--- Information provided ---
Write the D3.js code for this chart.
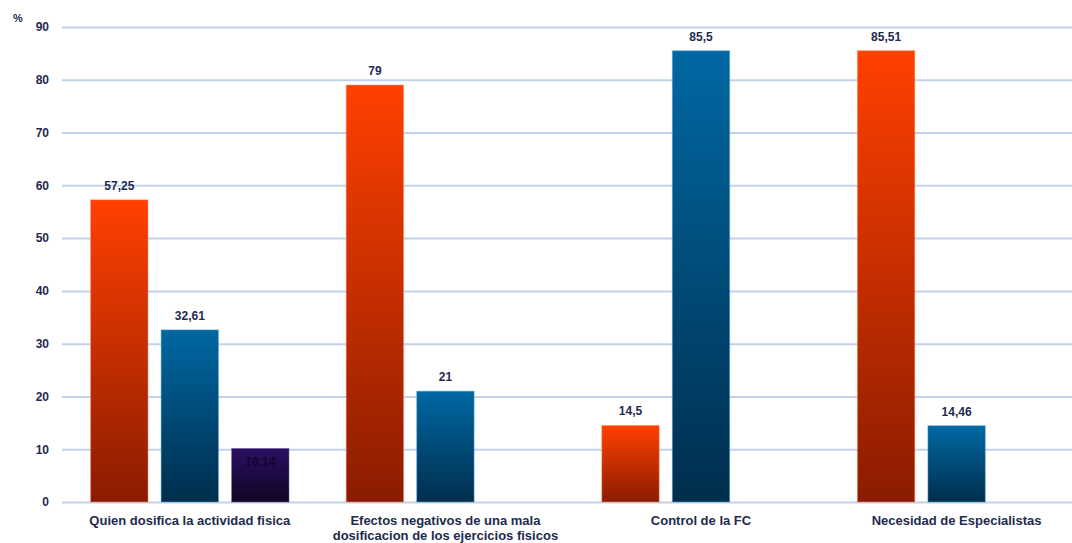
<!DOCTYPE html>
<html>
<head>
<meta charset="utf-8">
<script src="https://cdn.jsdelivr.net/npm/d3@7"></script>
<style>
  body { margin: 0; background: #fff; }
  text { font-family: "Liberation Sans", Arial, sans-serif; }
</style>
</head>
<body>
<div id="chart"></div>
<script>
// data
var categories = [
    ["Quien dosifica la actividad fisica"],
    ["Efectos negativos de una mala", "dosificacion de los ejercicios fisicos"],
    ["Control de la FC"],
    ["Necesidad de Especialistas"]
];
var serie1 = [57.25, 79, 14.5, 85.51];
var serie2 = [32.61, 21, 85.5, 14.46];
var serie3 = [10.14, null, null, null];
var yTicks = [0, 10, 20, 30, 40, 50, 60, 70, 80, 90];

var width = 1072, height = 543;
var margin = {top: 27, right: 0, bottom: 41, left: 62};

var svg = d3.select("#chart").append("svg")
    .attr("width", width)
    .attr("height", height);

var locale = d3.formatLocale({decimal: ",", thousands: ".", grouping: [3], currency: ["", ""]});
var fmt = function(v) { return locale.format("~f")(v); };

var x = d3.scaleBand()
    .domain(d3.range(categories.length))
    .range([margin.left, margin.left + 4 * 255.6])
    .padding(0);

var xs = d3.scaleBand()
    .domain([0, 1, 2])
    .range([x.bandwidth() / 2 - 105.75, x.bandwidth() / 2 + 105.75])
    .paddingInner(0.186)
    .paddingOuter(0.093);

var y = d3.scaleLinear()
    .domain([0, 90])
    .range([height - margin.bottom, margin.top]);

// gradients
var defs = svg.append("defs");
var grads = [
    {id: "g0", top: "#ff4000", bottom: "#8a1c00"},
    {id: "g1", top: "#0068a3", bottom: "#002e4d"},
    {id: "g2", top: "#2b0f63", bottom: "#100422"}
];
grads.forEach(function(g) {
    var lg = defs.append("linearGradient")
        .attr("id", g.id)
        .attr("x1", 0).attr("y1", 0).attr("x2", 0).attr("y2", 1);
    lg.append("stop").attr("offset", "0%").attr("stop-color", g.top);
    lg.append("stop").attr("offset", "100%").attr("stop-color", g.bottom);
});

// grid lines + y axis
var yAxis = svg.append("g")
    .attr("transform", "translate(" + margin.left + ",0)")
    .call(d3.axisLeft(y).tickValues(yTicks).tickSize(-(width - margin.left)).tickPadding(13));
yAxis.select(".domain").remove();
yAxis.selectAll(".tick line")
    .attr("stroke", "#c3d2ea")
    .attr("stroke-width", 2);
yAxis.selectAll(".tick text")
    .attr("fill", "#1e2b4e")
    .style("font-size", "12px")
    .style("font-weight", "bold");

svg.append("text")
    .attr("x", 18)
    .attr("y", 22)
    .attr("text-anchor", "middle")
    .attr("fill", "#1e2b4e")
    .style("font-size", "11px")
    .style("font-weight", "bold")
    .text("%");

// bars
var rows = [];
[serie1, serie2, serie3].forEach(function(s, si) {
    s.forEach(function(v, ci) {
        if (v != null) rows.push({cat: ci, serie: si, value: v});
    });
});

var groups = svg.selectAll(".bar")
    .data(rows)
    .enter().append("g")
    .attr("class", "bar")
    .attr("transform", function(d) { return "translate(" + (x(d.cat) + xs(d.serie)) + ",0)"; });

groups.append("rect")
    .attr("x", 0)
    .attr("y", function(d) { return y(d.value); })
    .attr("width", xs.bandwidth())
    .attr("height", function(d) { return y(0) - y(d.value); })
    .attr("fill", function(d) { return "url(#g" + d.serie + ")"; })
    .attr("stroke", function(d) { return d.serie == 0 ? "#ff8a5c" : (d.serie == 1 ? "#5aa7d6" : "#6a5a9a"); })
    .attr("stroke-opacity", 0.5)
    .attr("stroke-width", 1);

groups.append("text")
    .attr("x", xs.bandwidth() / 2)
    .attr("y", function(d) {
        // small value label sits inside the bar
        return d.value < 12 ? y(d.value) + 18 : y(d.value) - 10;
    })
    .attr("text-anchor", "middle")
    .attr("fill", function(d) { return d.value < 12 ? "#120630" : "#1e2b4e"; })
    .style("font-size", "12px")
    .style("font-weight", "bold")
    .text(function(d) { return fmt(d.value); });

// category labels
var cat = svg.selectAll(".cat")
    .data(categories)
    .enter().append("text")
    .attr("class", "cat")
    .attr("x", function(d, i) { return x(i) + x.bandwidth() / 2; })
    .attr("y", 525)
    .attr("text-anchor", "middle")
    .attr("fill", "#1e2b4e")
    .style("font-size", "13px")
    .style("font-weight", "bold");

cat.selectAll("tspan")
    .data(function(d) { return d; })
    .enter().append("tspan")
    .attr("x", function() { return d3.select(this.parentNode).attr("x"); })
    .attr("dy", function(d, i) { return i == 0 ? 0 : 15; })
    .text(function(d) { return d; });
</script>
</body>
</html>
---
Task description: Replicate the material above verbatim; images stay out of the copy.

Answer to the problem:
Write the D3.js code for this chart.
<!DOCTYPE html>
<html>
<head>
<meta charset="utf-8">
<script src="https://cdn.jsdelivr.net/npm/d3@7"></script>
<style>
  body { margin: 0; background: #fff; }
  text { font-family: "Liberation Sans", Arial, sans-serif; }
</style>
</head>
<body>
<div id="chart"></div>
<script>
// data
var categories = [
    ["Quien dosifica la actividad fisica"],
    ["Efectos negativos de una mala", "dosificacion de los ejercicios fisicos"],
    ["Control de la FC"],
    ["Necesidad de Especialistas"]
];
var serie1 = [57.25, 79, 14.5, 85.51];
var serie2 = [32.61, 21, 85.5, 14.46];
var serie3 = [10.14, null, null, null];
var yTicks = [0, 10, 20, 30, 40, 50, 60, 70, 80, 90];

var width = 1072, height = 543;
var margin = {top: 27, right: 0, bottom: 41, left: 62};

var svg = d3.select("#chart").append("svg")
    .attr("width", width)
    .attr("height", height);

var locale = d3.formatLocale({decimal: ",", thousands: ".", grouping: [3], currency: ["", ""]});
var fmt = function(v) { return locale.format("~f")(v); };

var x = d3.scaleBand()
    .domain(d3.range(categories.length))
    .range([margin.left, margin.left + 4 * 255.6])
    .padding(0);

var xs = d3.scaleBand()
    .domain([0, 1, 2])
    .range([x.bandwidth() / 2 - 105.75, x.bandwidth() / 2 + 105.75])
    .paddingInner(0.186)
    .paddingOuter(0.093);

var y = d3.scaleLinear()
    .domain([0, 90])
    .range([height - margin.bottom, margin.top]);

// gradients
var defs = svg.append("defs");
var grads = [
    {id: "g0", top: "#ff4000", bottom: "#8a1c00"},
    {id: "g1", top: "#0068a3", bottom: "#002e4d"},
    {id: "g2", top: "#2b0f63", bottom: "#100422"}
];
grads.forEach(function(g) {
    var lg = defs.append("linearGradient")
        .attr("id", g.id)
        .attr("x1", 0).attr("y1", 0).attr("x2", 0).attr("y2", 1);
    lg.append("stop").attr("offset", "0%").attr("stop-color", g.top);
    lg.append("stop").attr("offset", "100%").attr("stop-color", g.bottom);
});

// grid lines + y axis
var yAxis = svg.append("g")
    .attr("transform", "translate(" + margin.left + ",0)")
    .call(d3.axisLeft(y).tickValues(yTicks).tickSize(-(width - margin.left)).tickPadding(13));
yAxis.select(".domain").remove();
yAxis.selectAll(".tick line")
    .attr("stroke", "#c3d2ea")
    .attr("stroke-width", 2);
yAxis.selectAll(".tick text")
    .attr("fill", "#1e2b4e")
    .style("font-size", "12px")
    .style("font-weight", "bold");

svg.append("text")
    .attr("x", 18)
    .attr("y", 22)
    .attr("text-anchor", "middle")
    .attr("fill", "#1e2b4e")
    .style("font-size", "11px")
    .style("font-weight", "bold")
    .text("%");

// bars
var rows = [];
[serie1, serie2, serie3].forEach(function(s, si) {
    s.forEach(function(v, ci) {
        if (v != null) rows.push({cat: ci, serie: si, value: v});
    });
});

var groups = svg.selectAll(".bar")
    .data(rows)
    .enter().append("g")
    .attr("class", "bar")
    .attr("transform", function(d) { return "translate(" + (x(d.cat) + xs(d.serie)) + ",0)"; });

groups.append("rect")
    .attr("x", 0)
    .attr("y", function(d) { return y(d.value); })
    .attr("width", xs.bandwidth())
    .attr("height", function(d) { return y(0) - y(d.value); })
    .attr("fill", function(d) { return "url(#g" + d.serie + ")"; })
    .attr("stroke", function(d) { return d.serie == 0 ? "#ff8a5c" : (d.serie == 1 ? "#5aa7d6" : "#6a5a9a"); })
    .attr("stroke-opacity", 0.5)
    .attr("stroke-width", 1);

groups.append("text")
    .attr("x", xs.bandwidth() / 2)
    .attr("y", function(d) {
        // small value label sits inside the bar
        return d.value < 12 ? y(d.value) + 18 : y(d.value) - 10;
    })
    .attr("text-anchor", "middle")
    .attr("fill", function(d) { return d.value < 12 ? "#120630" : "#1e2b4e"; })
    .style("font-size", "12px")
    .style("font-weight", "bold")
    .text(function(d) { return fmt(d.value); });

// category labels
var cat = svg.selectAll(".cat")
    .data(categories)
    .enter().append("text")
    .attr("class", "cat")
    .attr("x", function(d, i) { return x(i) + x.bandwidth() / 2; })
    .attr("y", 525)
    .attr("text-anchor", "middle")
    .attr("fill", "#1e2b4e")
    .style("font-size", "13px")
    .style("font-weight", "bold");

cat.selectAll("tspan")
    .data(function(d) { return d; })
    .enter().append("tspan")
    .attr("x", function() { return d3.select(this.parentNode).attr("x"); })
    .attr("dy", function(d, i) { return i == 0 ? 0 : 15; })
    .text(function(d) { return d; });
</script>
</body>
</html>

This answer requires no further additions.